The script that the actors used was a combination of playwright Qui Nguyen’s original dialogue and the Zoom adaptation, which was based on the show’s Young Adventurers Edition and produced in collaboration with director Jared Mezzocchi.
Mezzocchi and co-director Lisa Nathans considered the production an experiment which sought to answer three essential questions.
“During a COVID-19 world, can live theatre still exist in a real way?,” asked Nathans.
“Can the human essence truly be captured in pixels?,” added Mezzocchi. “Can a community come together in their own isolated space to have one communal experience?”
In the end, the answers were clear: yes, yes and yes.
“The tears that were leaving people’s eyes [after the show] said it all. We were incredibly proud of each other and we came a long way. We struggled with a lot of things, a lot of different adjustments and we were just really proud. We were very excited to share that with everybody,” said Williams.
The cast and crew agreed that they had created a blueprint for what live theatre might look like in these uncertain times.
“I think now the whole country knows because of us that this is even possible,” said Williams.
The students also recognized that there may even be some benefits to going virtual. For example, the reach of a virtual show is much broader than that of an in-person one.
“I think it’s a great thing that it was online because everybody who has a computer or a phone and access to the link can be engaged … some of my family doesn’t get to come out and see me perform as often as I would like, and now there’s no excuses,” said Williams.

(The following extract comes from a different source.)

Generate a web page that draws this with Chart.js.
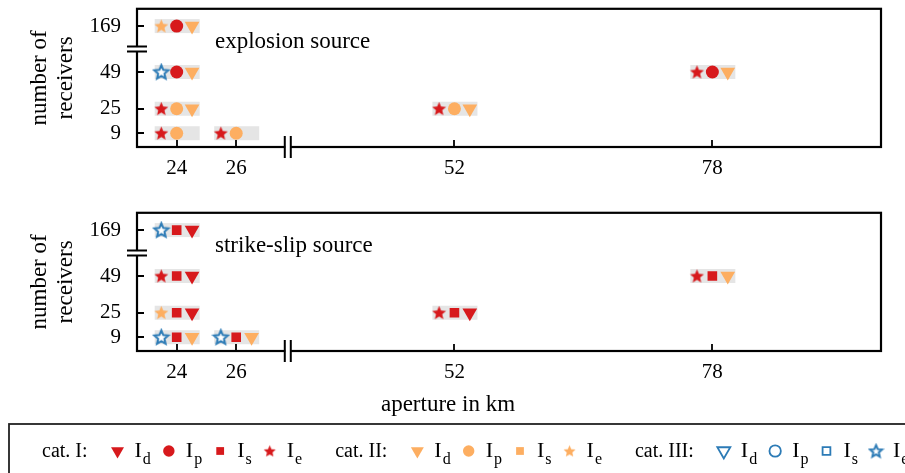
<!DOCTYPE html>
<html>
<head>
<meta charset="utf-8">
<script src="https://cdn.jsdelivr.net/npm/chart.js@4/dist/chart.umd.min.js"></script>
<style>
  body { margin: 0; background: #fff; width: 905px; height: 473px; overflow: hidden; position: relative; }
  canvas { position: absolute; left: 0; }
  #topChart { top: 0; }
  #bottomChart { top: 204px; }
</style>
</head>
<body>
<canvas id="topChart" width="905" height="200" style="width:905px;height:200px"></canvas>
<canvas id="bottomChart" width="905" height="269" style="width:905px;height:269px"></canvas>
<script>
// data
const apertures = [24, 24, 24, 24, 26, 52, 78];
const receivers = [169, 49, 25, 9, 9, 25, 49];
const xTicks = [24, 26, 52, 78];
const yTicks = [9, 25, 49, 169];

// category of each marker (I, II, III), null = no marker
const explosionIe = ['II', 'III', 'I', 'I', 'I', 'I', 'I'];
const explosionIp = ['I', 'I', 'II', 'II', 'II', 'II', 'I'];
const explosionId = ['II', 'II', 'II', null, null, 'II', 'II'];
const strikeIe = ['III', 'I', 'II', 'III', 'III', 'I', 'I'];
const strikeIs = ['I', 'I', 'I', 'I', 'I', 'I', 'I'];
const strikeId = ['I', 'I', 'I', 'II', 'II', 'I', 'II'];

const legendCats = ['I', 'II', 'III'];
const legendKeys = ['d', 'p', 's', 'e'];

const colors = { I: '#d7191c', II: '#fdae61', III: '#2c7bb6' };
const FONT = '"Liberation Serif", "Times New Roman", serif';

// broken axes: 24..26 is stretched, 169 sits above the break
function xPos(a) { return a <= 26 ? 24 + (a - 24) * 3 : a; }
function yPos(n) { return n > 49 ? 79 : n; }
const X_BREAK = 35.2;
const Y_BREAK = 64;
const SHIFT = 1.55; // marker spacing inside a group, in x units

function makeStar(color, open, outer, inner) {
  const c = document.createElement('canvas');
  const s = Math.ceil(outer * 2 + 4);
  c.width = s; c.height = s;
  const g = c.getContext('2d');
  g.beginPath();
  for (let i = 0; i < 10; i++) {
    const r = i % 2 ? inner : outer;
    const a = -Math.PI / 2 + i * Math.PI / 5;
    g.lineTo(s / 2 + r * Math.cos(a), s / 2 + r * Math.sin(a) + 0.5);
  }
  g.closePath();
  if (open) {
    g.fillStyle = '#fff'; g.fill();
    g.lineWidth = 2; g.strokeStyle = color; g.stroke();
  } else {
    g.fillStyle = color; g.fill();
  }
  return c;
}
const stars = {}, smallStars = {};
legendCats.forEach(c => {
  stars[c] = makeStar(colors[c], c === 'III', 7.3, 3.3);
  smallStars[c] = makeStar(colors[c], c === 'III', 6.3, 2.9);
});

function markerDataset(cats, style, shift, radius, rotation) {
  const pts = [], bg = [], bc = [], bw = [], ps = [];
  cats.forEach((cat, i) => {
    if (!cat) return;
    pts.push({ x: xPos(apertures[i]) + shift, y: yPos(receivers[i]) });
    bg.push(cat === 'III' ? '#fff' : colors[cat]);
    bc.push(colors[cat]);
    bw.push(cat === 'III' ? 1.8 : 0);
    ps.push(style === 'star' ? stars[cat] : style);
  });
  return {
    data: pts,
    pointStyle: ps,
    pointBackgroundColor: bg,
    pointBorderColor: bc,
    pointBorderWidth: bw,
    pointRadius: radius,
    pointRotation: rotation,
    showLine: false
  };
}

// grey boxes behind each group, then frame, inward ticks, breaks and texts
const framePlugin = {
  id: 'frame',
  beforeDatasetsDraw(chart) {
    const ctx = chart.ctx, sx = chart.scales.x, sy = chart.scales.y;
    ctx.save();
    ctx.fillStyle = '#e5e5e5';
    apertures.forEach((a, i) => {
      const px = sx.getPixelForValue(xPos(a));
      const py = sy.getPixelForValue(yPos(receivers[i]));
      ctx.fillRect(px - 22, py - 7, 45, 14);
    });
    ctx.restore();
  },
  afterDraw(chart, args, opts) {
    const ctx = chart.ctx, area = chart.chartArea;
    const sx = chart.scales.x, sy = chart.scales.y;
    ctx.save();
    ctx.strokeStyle = '#000';
    ctx.lineWidth = 2.2;
    ctx.strokeRect(area.left, area.top, area.right - area.left, area.bottom - area.top);

    ctx.lineWidth = 1.8;
    ctx.beginPath();
    xTicks.forEach(v => {
      const px = Math.round(sx.getPixelForValue(xPos(v)));
      ctx.moveTo(px, area.bottom); ctx.lineTo(px, area.bottom - 7);
    });
    yTicks.forEach(v => {
      const py = Math.round(sy.getPixelForValue(yPos(v)));
      ctx.moveTo(area.left, py); ctx.lineTo(area.left + 7, py);
    });
    ctx.stroke();

    // x break
    const bx = sx.getPixelForValue(X_BREAK);
    ctx.fillStyle = '#fff';
    ctx.fillRect(bx - 2.5, area.bottom - 2, 5, 4);
    ctx.lineWidth = 2;
    ctx.beginPath();
    ctx.moveTo(bx - 3, area.bottom - 11); ctx.lineTo(bx - 3, area.bottom + 11);
    ctx.moveTo(bx + 3, area.bottom - 11); ctx.lineTo(bx + 3, area.bottom + 11);
    ctx.stroke();
    // y break
    const by = sy.getPixelForValue(Y_BREAK);
    ctx.fillRect(area.left - 2, by - 2, 4, 4);
    ctx.beginPath();
    ctx.moveTo(area.left - 10, by - 2.5); ctx.lineTo(area.left + 10, by - 2.5);
    ctx.moveTo(area.left - 10, by + 2.5); ctx.lineTo(area.left + 10, by + 2.5);
    ctx.stroke();

    ctx.fillStyle = '#000';
    ctx.font = '23px ' + FONT;
    ctx.textBaseline = 'middle';
    ctx.textAlign = 'left';
    ctx.fillText(opts.label, 215, area.top + 33);

    // y title
    const cy = (area.top + area.bottom) / 2;
    ctx.save();
    ctx.translate(40, cy);
    ctx.rotate(-Math.PI / 2);
    ctx.textAlign = 'center';
    ctx.fillText('number of', 0, 0);
    ctx.fillText('receivers', 0, 26);
    ctx.restore();

    if (opts.xTitle) {
      ctx.textAlign = 'center';
      ctx.fillText(opts.xTitle, 448, area.bottom + 54);
    }
    if (opts.legend) drawLegend(ctx, area.bottom);
    ctx.restore();
  }
};

function drawLegend(ctx, axisY) {
  const top = axisY + 73;
  const cy = top + 26;
  ctx.save();
  ctx.strokeStyle = '#222';
  ctx.lineWidth = 1.8;
  ctx.strokeRect(9, top, 905, 80);
  ctx.fillStyle = '#000';
  ctx.textBaseline = 'alphabetic';
  ctx.textAlign = 'left';
  const base = cy + 7;
  let x = 42;
  legendCats.forEach(cat => {
    ctx.font = '20px ' + FONT;
    const t = 'cat. ' + cat + ':';
    ctx.fillText(t, x, base);
    x += ctx.measureText(t).width + 30;
    legendKeys.forEach(key => {
      const open = cat === 'III';
      ctx.fillStyle = open ? '#fff' : colors[cat];
      ctx.strokeStyle = colors[cat];
      const o = { radius: 6, rotation: 0, borderWidth: open ? 1.7 : 0, pointStyle: 'circle' };
      if (key === 'd') { o.pointStyle = 'triangle'; o.radius = 7.5; o.rotation = 180; }
      if (key === 's') { o.pointStyle = 'rect'; o.radius = 5.5; }
      if (key === 'e') { o.pointStyle = smallStars[cat]; }
      if (key === 'p') { o.radius = 5.7; }
      Chart.helpers.drawPoint(ctx, o, x, cy + 1);
      x += 17;
      ctx.fillStyle = '#000';
      ctx.font = '22px ' + FONT;
      ctx.fillText('I', x, base);
      x += ctx.measureText('I').width + 1;
      ctx.font = '16px ' + FONT;
      ctx.fillText(key, x, base + 7);
      x += ctx.measureText(key).width + 18;
    });
    x += 15;
  });
  ctx.restore();
}

function makeChart(id, label, ie, mid, midStyle, midRadius, id_, extra) {
  const canvas = document.getElementById(id);
  return new Chart(canvas, {
    type: 'scatter',
    data: {
      datasets: [
        markerDataset(ie, 'star', -SHIFT, 7, 0),
        markerDataset(mid, midStyle, 0, midRadius, 0),
        markerDataset(id_, 'triangle', SHIFT, 8.5, 180)
      ]
    },
    plugins: [framePlugin],
    options: {
      responsive: false,
      animation: false,
      devicePixelRatio: 1,
      layout: { padding: { left: 0, right: 24, top: 7, bottom: 0 } },
      plugins: {
        legend: { display: false },
        tooltip: { enabled: false },
        frame: Object.assign({ label: label }, extra)
      },
      scales: {
        x: {
          type: 'linear',
          min: 20, max: 95,
          grid: { display: false, drawTicks: false },
          border: { display: false },
          afterBuildTicks: s => { s.ticks = xTicks.map(v => ({ value: xPos(v) })); },
          afterFit: s => {
            s.height = canvas.height - 147;
            s.paddingLeft = 0; s.paddingRight = 0;
          },
          ticks: {
            padding: 9,
            color: '#000',
            font: { family: FONT, size: 21 },
            callback: (v, i) => xTicks[i]
          }
        },
        y: {
          type: 'linear',
          min: 0, max: 90.3,
          grid: { display: false, drawTicks: false },
          border: { display: false },
          afterBuildTicks: s => { s.ticks = yTicks.map(v => ({ value: yPos(v) })); },
          afterFit: s => {
            s.width = 137;
            s.paddingTop = 0; s.paddingBottom = 0;
          },
          ticks: {
            padding: 16,
            color: '#000',
            font: { family: FONT, size: 21 },
            callback: (v, i) => yTicks[i]
          }
        }
      }
    }
  });
}

makeChart('topChart', 'explosion source', explosionIe, explosionIp, 'circle', 6.5, explosionId, {});
makeChart('bottomChart', 'strike-slip source', strikeIe, strikeIs, 'rect', 6.8, strikeId,
  { xTitle: 'aperture in km', legend: true });
</script>
</body>
</html>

Alberg touched on the increased accessibility of virtual shows, which can be enhanced by closed captioning and accessed by those whose special needs may otherwise prevent them from physically sitting in an audience.
“Especially now that so many theatre professionals are out of work, we know now that it doesn’t have to be the end of [full-fledged performance] … If we can keep working towards this, it could become something really cool in the future especially for accessibility needs,” added Alberg. “It was something that started out as a stressful ‘I don’t know if we’re gonna be able to do this’ thing that turned into ‘maybe this could be the beginning of changing performance in the future even after this pandemic is over and we can go back to interacting with human beings in public again.”

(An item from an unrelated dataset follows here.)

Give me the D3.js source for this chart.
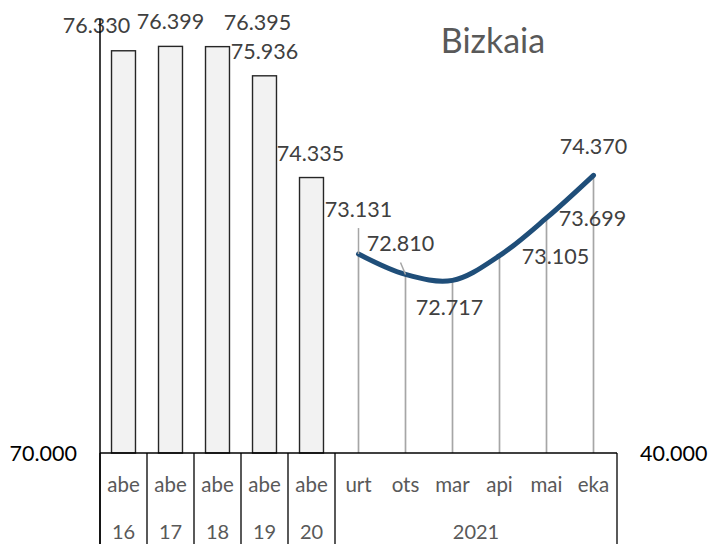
<!DOCTYPE html>
<html><head><meta charset="utf-8">
<script src="https://cdn.jsdelivr.net/npm/d3@7/dist/d3.min.js"></script>
<style>
html,body{margin:0;padding:0;background:#fff;}
svg{display:block;font-family:Lato,"Open Sans",sans-serif;}
</style></head>
<body>
<script>
// ---- data ----
const title = "Bizkaia";
const categories = ["abe","abe","abe","abe","abe","urt","ots","mar","api","mai","eka"];
const groupLabels = ["16","17","18","19","20","2021"];
const groupSpans = [1,1,1,1,1,6];
const barValues = [76330, 76399, 76395, 75936, 74335];          // abe 16..20
const lineValues = [73131, 72810, 72717, 73105, 73699, 74370];  // 2021 urt..eka
const leftTickValues = [70000];
const rightTickValues = [40000];

// ---- layout ----
const W = 709, H = 544;
const plot = {left: 100, right: 617, top: 19, base: 453};
// manual label nudges [dx, dy] relative to default placement (as in source chart)
const barLabelNudge = [[-27,-1],[0,0],[40,0],[0,0],[-1,0]];
const lineLabelNudge = [[0,-37],[-5,-23],[-3,35],[56,8],[46,8],[0,-21]];
const leaderFor = [true, true, false, false, false, false];

const loc = d3.formatLocale({decimal: ",", thousands: ".", grouping: [3], currency: ["", ""]});
const fmt = loc.format(",d");

const svg = d3.select("body").append("svg").attr("width", W).attr("height", H);
svg.append("rect").attr("width", W).attr("height", H).attr("fill", "#fff");

const x = d3.scaleBand().domain(d3.range(categories.length)).range([plot.left, plot.right]).padding(0);
const y = d3.scaleLinear().domain([70000, 76830]).range([plot.base, plot.top]);
const yRight = d3.scaleLinear().domain([40000, 80000]).range([plot.base, plot.top]);
const barW = x.bandwidth() * 0.51;
const cx = i => x(i) + x.bandwidth() / 2;

const nBars = barValues.length;
const linePts = lineValues.map((v, j) => ({i: nBars + j, v}));

// drop lines
svg.append("g").selectAll("line").data(linePts).join("line")
  .attr("x1", d => cx(d.i)).attr("x2", d => cx(d.i))
  .attr("y1", d => y(d.v)).attr("y2", plot.base)
  .attr("stroke", "#a6a6a6").attr("stroke-width", 1.7);

// bars
svg.append("g").selectAll("rect").data(barValues).join("rect")
  .attr("x", (d, i) => cx(i) - barW / 2).attr("width", barW)
  .attr("y", d => y(d)).attr("height", d => plot.base - y(d))
  .attr("fill", "#f2f2f2").attr("stroke", "#262626").attr("stroke-width", 1.4);

// line
const lineGen = d3.line().x(d => cx(d.i)).y(d => y(d.v)).curve(d3.curveCatmullRom.alpha(0.5));
svg.append("path").datum(linePts).attr("d", lineGen)
  .attr("fill", "none").attr("stroke", "#1f4e79").attr("stroke-width", 5)
  .attr("stroke-linecap", "round").attr("stroke-linejoin", "round");

// leader lines
linePts.forEach((d, j) => {
  if (!leaderFor[j]) return;
  const lx = cx(d.i) + lineLabelNudge[j][0];
  const ly = y(d.v) + lineLabelNudge[j][1] + 11;
  svg.append("line").attr("x1", lx).attr("y1", ly).attr("x2", cx(d.i)).attr("y2", y(d.v))
    .attr("stroke", "#a6a6a6").attr("stroke-width", 1.5);
});

// data labels
const lblStyle = s => s.attr("font-size", 21.5).attr("fill", "#404040").attr("text-anchor", "middle");
svg.append("g").selectAll("text").data(barValues).join("text")
  .call(lblStyle)
  .attr("x", (d, i) => cx(i) + barLabelNudge[i][0])
  .attr("y", (d, i) => y(d) - 17 + barLabelNudge[i][1])
  .text(d => fmt(d));
svg.append("g").selectAll("text").data(linePts).join("text")
  .call(lblStyle)
  .attr("x", (d, j) => cx(d.i) + lineLabelNudge[j][0])
  .attr("y", (d, j) => y(d.v) + lineLabelNudge[j][1])
  .text(d => fmt(d.v));

// axes lines
const axisCol = "#000";
svg.append("line").attr("x1", plot.left).attr("x2", plot.left).attr("y1", plot.top).attr("y2", H)
  .attr("stroke", axisCol).attr("stroke-width", 1.5);
svg.append("line").attr("x1", plot.left).attr("x2", plot.right).attr("y1", plot.base).attr("y2", plot.base)
  .attr("stroke", axisCol).attr("stroke-width", 1.5);

// group separators
let acc = 0;
const bounds = [0];
groupSpans.forEach(s => { acc += s; bounds.push(acc); });
bounds.forEach(b => {
  const bx = b < categories.length ? x(b) : plot.right;
  svg.append("line").attr("x1", bx).attr("x2", bx).attr("y1", plot.base).attr("y2", H)
    .attr("stroke", axisCol).attr("stroke-width", 1.3);
});

// category labels
svg.append("g").selectAll("text").data(categories).join("text")
  .attr("x", (d, i) => cx(i)).attr("y", 492)
  .attr("text-anchor", "middle").attr("font-size", 20.5).attr("fill", "#595959")
  .text(d => d);
svg.append("g").selectAll("text").data(groupLabels).join("text")
  .attr("x", (d, k) => (x(bounds[k]) + (bounds[k+1] < categories.length ? x(bounds[k+1]) : plot.right)) / 2)
  .attr("y", 539)
  .attr("text-anchor", "middle").attr("font-size", 20).attr("fill", "#595959")
  .text(d => d);

// value axes tick labels
svg.append("g").selectAll("text").data(leftTickValues).join("text")
  .attr("x", 77).attr("y", d => y(d) + 8)
  .attr("text-anchor", "end").attr("font-size", 21.5).attr("fill", "#000")
  .text(d => fmt(d));
svg.append("g").selectAll("text").data(rightTickValues).join("text")
  .attr("x", 640).attr("y", d => yRight(d) + 8)
  .attr("text-anchor", "start").attr("font-size", 21.5).attr("fill", "#000")
  .text(d => fmt(d));

// title
svg.append("text").attr("x", 493).attr("y", 53).attr("text-anchor", "middle")
  .attr("font-size", 34).attr("fill", "#595959").text(title);
</script>
</body></html>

The show, like any other live performance, was not perfect. At times, the volume of the music overpowered the actors’ voices. The Snapchat lenses would occasionally disappear from an actor’s face when they turned to the side, only to reappear when they faced forward. But the show was a reminder of why the students of the School of Theatre, Dance, and Performance Studies chose the career path they did.
Performance art has the ability to awe, to expose audiences to new perspectives and to transport people into a different reality. But it exists chiefly as a means of bringing people together. And this is exactly what the cast and crew of “She Kills Monsters” accomplished – thousands of people all over the world, experiencing one of the most trying events in recent memory, sharing an hour of respite from their seclusion and supporting the next generation of artists in the process.
Ceoli Jacoby is a sophomore in the University of Maryland’s Philip Merrill College of Journalism. On campus, she is a features writer for Stories Beneath the Shell and a section editor at Unwind Magazine. She is also a member of Mezumenet, UMD’s all-female Jewish a cappella group. During the Fall 2020 semester, she was an intern at Mid-Atlantic Media, where she contributed to both Washington FAMILY Magazine and Montgomery Magazine.